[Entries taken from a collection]
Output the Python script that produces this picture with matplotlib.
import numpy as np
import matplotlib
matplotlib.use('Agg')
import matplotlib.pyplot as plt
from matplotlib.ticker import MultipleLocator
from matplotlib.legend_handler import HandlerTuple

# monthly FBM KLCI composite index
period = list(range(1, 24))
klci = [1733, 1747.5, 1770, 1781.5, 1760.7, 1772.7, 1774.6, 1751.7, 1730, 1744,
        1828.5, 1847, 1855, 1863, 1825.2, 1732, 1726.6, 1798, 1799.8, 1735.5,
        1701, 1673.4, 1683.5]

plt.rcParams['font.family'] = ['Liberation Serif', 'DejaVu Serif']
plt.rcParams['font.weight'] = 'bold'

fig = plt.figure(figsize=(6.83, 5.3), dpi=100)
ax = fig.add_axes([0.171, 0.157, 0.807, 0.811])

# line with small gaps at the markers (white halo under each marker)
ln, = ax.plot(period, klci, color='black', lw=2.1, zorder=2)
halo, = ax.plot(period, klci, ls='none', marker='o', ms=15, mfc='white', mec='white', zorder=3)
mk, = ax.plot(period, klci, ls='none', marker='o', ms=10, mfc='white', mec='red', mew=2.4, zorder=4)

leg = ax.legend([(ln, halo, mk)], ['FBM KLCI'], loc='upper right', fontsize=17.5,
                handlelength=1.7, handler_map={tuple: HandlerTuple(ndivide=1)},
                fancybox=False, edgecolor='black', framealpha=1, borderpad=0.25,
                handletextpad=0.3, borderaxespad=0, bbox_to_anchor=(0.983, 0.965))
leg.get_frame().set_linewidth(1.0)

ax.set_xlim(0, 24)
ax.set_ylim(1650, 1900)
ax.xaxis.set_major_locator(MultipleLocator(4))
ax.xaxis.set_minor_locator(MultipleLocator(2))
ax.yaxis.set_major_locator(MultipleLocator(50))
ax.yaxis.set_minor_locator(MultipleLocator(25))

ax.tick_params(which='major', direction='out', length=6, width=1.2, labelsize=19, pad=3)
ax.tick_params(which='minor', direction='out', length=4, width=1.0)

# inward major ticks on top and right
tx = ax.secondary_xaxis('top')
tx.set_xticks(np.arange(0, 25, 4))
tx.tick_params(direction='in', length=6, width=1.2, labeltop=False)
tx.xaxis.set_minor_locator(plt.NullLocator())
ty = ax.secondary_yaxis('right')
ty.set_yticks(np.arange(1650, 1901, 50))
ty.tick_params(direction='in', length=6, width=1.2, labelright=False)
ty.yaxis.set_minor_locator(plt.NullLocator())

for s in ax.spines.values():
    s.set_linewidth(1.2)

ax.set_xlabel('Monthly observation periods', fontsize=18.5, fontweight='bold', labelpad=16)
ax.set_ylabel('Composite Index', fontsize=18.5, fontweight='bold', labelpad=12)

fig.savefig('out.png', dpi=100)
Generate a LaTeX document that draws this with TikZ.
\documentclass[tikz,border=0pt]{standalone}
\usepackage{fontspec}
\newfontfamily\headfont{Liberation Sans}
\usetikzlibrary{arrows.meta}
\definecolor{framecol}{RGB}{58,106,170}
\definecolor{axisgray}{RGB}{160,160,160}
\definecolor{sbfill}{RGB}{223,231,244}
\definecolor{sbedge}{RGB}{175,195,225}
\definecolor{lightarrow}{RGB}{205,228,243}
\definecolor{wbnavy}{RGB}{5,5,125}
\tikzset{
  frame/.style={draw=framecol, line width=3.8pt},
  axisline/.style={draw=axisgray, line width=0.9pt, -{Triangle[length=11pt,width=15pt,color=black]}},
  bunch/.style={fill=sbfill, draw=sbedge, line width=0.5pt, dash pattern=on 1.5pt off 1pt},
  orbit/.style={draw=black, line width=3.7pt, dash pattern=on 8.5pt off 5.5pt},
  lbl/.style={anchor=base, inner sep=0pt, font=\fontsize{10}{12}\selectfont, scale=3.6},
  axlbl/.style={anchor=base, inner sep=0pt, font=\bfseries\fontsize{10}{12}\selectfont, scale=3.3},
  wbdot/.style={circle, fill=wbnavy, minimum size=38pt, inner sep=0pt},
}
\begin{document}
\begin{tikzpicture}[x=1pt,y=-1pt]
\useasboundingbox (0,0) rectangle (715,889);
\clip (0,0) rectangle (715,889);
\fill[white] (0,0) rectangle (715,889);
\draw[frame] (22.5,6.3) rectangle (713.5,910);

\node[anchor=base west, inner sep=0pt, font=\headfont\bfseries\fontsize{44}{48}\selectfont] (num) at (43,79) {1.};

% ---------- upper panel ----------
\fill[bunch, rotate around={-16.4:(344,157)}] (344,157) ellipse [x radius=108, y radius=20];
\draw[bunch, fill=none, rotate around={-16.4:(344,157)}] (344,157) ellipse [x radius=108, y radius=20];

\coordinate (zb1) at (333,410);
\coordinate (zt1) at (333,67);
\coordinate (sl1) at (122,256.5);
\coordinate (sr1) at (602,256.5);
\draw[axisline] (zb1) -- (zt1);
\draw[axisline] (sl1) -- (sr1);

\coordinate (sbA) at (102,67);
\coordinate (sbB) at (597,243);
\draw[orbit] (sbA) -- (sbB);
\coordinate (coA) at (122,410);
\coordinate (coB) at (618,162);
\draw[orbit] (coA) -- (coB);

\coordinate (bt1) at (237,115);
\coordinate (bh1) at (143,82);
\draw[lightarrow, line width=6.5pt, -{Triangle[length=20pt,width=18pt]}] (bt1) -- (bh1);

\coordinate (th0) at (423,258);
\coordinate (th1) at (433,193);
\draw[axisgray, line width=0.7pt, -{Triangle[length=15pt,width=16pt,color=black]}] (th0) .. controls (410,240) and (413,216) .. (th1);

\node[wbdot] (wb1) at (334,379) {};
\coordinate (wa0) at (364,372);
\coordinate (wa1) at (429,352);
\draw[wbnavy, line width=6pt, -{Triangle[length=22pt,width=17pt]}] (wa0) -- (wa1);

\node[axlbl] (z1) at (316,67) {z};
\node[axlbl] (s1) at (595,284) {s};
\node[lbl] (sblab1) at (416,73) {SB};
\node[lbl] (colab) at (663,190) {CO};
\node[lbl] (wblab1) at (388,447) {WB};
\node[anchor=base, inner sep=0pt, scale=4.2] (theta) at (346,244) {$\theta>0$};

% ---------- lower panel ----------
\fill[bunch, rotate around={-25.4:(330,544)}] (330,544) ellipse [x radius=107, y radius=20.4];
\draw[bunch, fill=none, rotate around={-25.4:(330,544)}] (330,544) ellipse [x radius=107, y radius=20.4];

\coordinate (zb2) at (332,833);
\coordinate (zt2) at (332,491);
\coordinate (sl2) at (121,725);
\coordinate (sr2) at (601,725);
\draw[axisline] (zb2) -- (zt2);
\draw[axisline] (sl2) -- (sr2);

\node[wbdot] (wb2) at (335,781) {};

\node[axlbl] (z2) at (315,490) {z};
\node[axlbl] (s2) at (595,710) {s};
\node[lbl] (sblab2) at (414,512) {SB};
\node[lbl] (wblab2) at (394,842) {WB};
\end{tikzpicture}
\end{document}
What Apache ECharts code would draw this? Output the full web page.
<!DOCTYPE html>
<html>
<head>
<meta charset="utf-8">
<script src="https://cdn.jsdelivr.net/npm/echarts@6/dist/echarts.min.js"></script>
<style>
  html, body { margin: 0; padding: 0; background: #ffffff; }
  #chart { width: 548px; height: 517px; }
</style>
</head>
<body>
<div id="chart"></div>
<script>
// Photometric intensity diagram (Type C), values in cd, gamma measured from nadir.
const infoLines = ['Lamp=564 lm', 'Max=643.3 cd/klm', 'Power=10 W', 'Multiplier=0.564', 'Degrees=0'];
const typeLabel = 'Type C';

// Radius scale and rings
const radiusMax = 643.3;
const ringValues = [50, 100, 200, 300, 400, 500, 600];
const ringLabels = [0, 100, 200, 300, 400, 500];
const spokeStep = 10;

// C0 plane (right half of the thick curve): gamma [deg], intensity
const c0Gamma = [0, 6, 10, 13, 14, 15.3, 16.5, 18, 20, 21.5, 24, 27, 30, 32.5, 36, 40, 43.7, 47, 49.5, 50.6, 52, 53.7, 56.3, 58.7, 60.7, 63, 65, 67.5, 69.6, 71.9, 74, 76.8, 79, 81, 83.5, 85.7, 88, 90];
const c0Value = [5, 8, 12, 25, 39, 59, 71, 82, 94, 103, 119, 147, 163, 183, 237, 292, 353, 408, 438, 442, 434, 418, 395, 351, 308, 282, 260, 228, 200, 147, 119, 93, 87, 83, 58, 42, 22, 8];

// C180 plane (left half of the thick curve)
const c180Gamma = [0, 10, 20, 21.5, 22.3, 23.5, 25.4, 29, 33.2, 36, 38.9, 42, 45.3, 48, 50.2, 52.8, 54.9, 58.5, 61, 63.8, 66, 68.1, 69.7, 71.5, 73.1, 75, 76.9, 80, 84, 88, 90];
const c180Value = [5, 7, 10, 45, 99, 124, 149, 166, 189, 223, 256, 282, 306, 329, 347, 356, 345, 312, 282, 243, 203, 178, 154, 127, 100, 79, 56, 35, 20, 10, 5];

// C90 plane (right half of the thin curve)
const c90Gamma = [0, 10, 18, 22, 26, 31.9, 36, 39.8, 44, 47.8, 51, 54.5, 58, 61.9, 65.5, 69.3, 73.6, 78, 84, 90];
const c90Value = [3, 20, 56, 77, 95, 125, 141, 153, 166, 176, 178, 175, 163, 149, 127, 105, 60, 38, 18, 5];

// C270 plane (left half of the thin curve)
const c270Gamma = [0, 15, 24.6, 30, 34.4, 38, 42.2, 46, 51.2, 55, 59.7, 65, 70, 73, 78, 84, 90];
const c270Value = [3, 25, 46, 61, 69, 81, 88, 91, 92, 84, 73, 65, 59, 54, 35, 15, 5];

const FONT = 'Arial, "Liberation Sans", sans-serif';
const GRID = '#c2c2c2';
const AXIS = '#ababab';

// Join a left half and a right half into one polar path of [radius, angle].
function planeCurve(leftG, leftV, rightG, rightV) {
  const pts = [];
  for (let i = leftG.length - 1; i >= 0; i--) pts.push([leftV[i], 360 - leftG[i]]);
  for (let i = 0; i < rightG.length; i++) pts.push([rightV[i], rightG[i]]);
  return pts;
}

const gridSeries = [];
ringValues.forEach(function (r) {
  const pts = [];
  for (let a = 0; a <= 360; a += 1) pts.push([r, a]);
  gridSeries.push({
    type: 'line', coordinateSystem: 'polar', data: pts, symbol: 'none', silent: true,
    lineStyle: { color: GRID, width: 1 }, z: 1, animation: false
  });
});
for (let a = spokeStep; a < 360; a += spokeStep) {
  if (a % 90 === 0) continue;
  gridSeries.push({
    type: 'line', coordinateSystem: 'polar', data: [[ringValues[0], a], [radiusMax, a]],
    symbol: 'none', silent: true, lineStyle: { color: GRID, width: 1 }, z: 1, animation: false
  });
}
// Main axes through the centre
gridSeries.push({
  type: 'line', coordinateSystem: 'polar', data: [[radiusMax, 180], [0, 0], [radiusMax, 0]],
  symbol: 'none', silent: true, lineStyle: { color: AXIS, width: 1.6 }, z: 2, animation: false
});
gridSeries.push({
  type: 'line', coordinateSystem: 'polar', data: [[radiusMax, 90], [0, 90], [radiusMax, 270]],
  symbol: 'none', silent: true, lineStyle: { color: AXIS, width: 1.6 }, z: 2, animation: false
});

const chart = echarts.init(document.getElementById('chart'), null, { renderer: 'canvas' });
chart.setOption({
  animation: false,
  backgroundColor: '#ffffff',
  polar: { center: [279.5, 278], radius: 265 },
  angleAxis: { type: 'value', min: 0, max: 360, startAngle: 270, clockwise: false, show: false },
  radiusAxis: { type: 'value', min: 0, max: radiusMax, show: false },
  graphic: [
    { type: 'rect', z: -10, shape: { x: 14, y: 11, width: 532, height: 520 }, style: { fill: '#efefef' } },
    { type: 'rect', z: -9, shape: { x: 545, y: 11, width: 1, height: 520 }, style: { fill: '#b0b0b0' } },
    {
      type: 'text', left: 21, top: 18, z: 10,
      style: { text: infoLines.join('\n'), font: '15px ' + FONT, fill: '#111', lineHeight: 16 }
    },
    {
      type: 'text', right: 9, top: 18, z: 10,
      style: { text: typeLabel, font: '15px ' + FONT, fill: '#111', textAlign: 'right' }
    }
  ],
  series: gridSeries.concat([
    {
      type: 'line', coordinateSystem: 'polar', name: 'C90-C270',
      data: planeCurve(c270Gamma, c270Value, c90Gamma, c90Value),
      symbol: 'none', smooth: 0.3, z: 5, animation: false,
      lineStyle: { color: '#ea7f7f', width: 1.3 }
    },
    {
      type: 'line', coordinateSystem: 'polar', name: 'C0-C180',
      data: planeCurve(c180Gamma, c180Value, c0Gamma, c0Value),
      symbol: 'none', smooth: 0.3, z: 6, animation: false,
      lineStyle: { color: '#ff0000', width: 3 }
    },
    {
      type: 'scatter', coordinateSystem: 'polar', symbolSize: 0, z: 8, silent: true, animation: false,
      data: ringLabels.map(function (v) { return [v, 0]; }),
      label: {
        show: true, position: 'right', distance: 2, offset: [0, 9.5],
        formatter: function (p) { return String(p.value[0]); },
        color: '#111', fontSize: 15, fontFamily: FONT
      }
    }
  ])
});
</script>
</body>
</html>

TASK REQUIREMENTS:
Quote exactly the first line of the entries and every line after it, stopping with the line that contains "from matplotlib.legend_handler import".

FINISHED ANSWER:
Output the Python script that produces this picture with matplotlib.
import numpy as np
import matplotlib
matplotlib.use('Agg')
import matplotlib.pyplot as plt
from matplotlib.ticker import MultipleLocator
from matplotlib.legend_handler import HandlerTuple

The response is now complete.